Sondland on Wednesday pushed back on Hill’s account. He said he doesn’t remember the meeting being cut short and denied that by carrying out Trump’s Ukraine policy he was engaging in “some kind of rogue diplomacy.” He said Ukraine was part of his portfolio from the start, and said it’s “simply false” to say he “muscled” his way in.

Hill made clear in her testimony that she was frustrated by Sondland, particularly over his casual use of cellphones. He not only used his to call Trump and foreign officials, he was giving out her number as well. Officials from Europe would appear at the gates of the White House and call her personal phone, which was kept in a lockbox. She would later find messages from irate officials who had been told by Sondland that they could meet with her.

She is sensitive to security risks. While writing a book on Putin published in 2013, she said her phone and Brookings’ computer system were repeatedly hacked.

During her deposition, Hill’s temper flared when asked about conspiracy theories, including those espoused by Trump and his allies, seeking to deny Russia interfered in the 2016 presidential election.

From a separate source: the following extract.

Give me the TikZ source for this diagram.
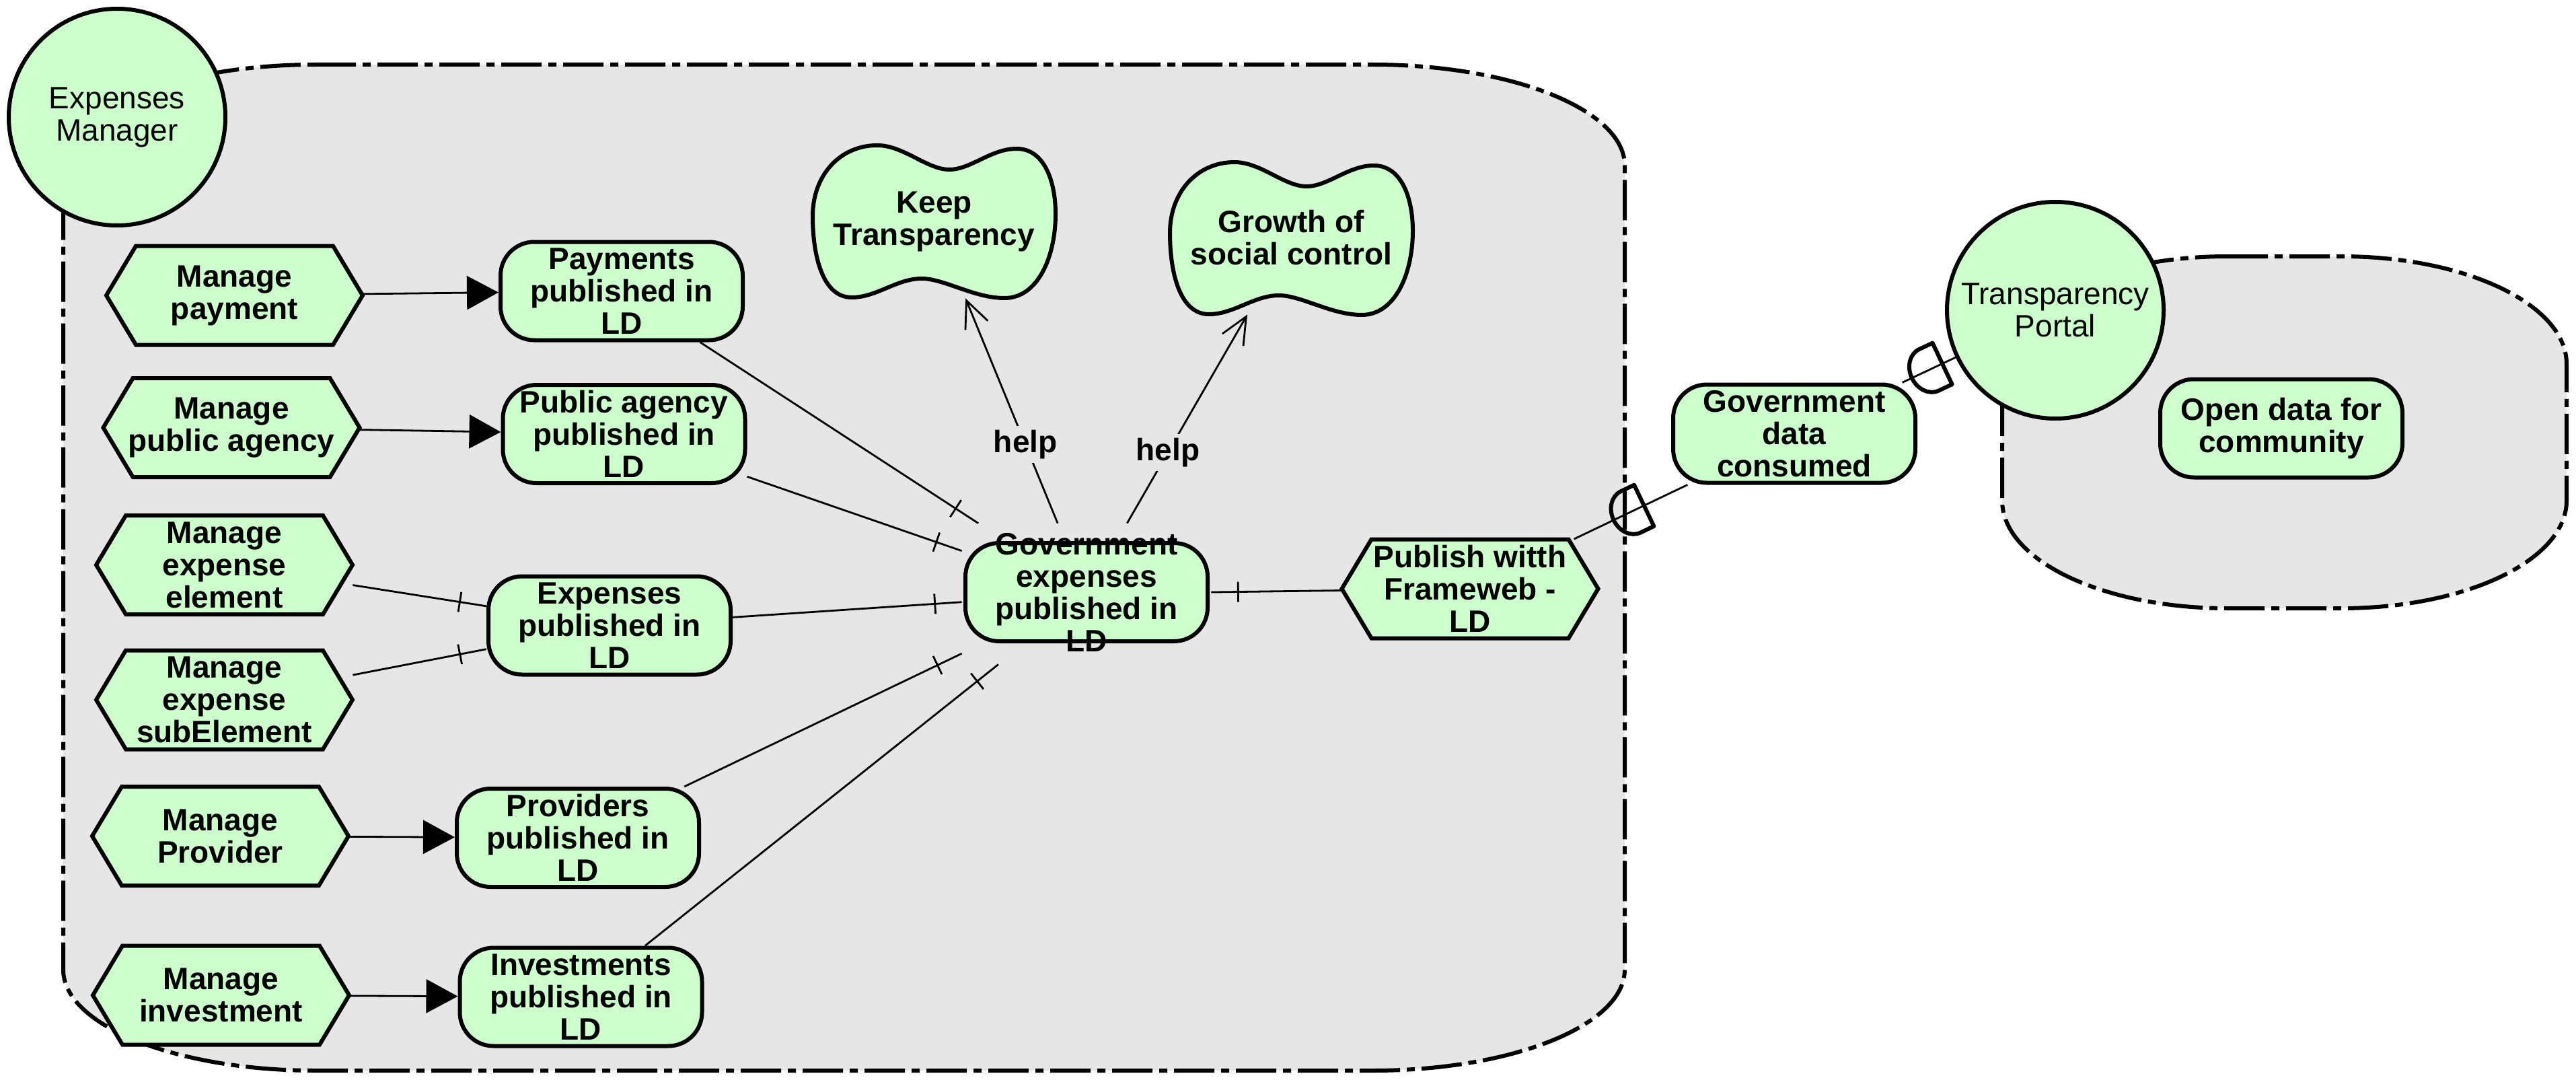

The reason she joined the Trump administration, she said, was because the U.S. is “in peril as a democracy” because of interference by Russians and others.

“And it doesn’t mean that other people haven’t also been trying to do things, but the Russians were who attacked us in 2016, and they’re now writing the script for others to do the same,” she said. “And if we don’t get our act together, they will continue to make fools of us internationally.”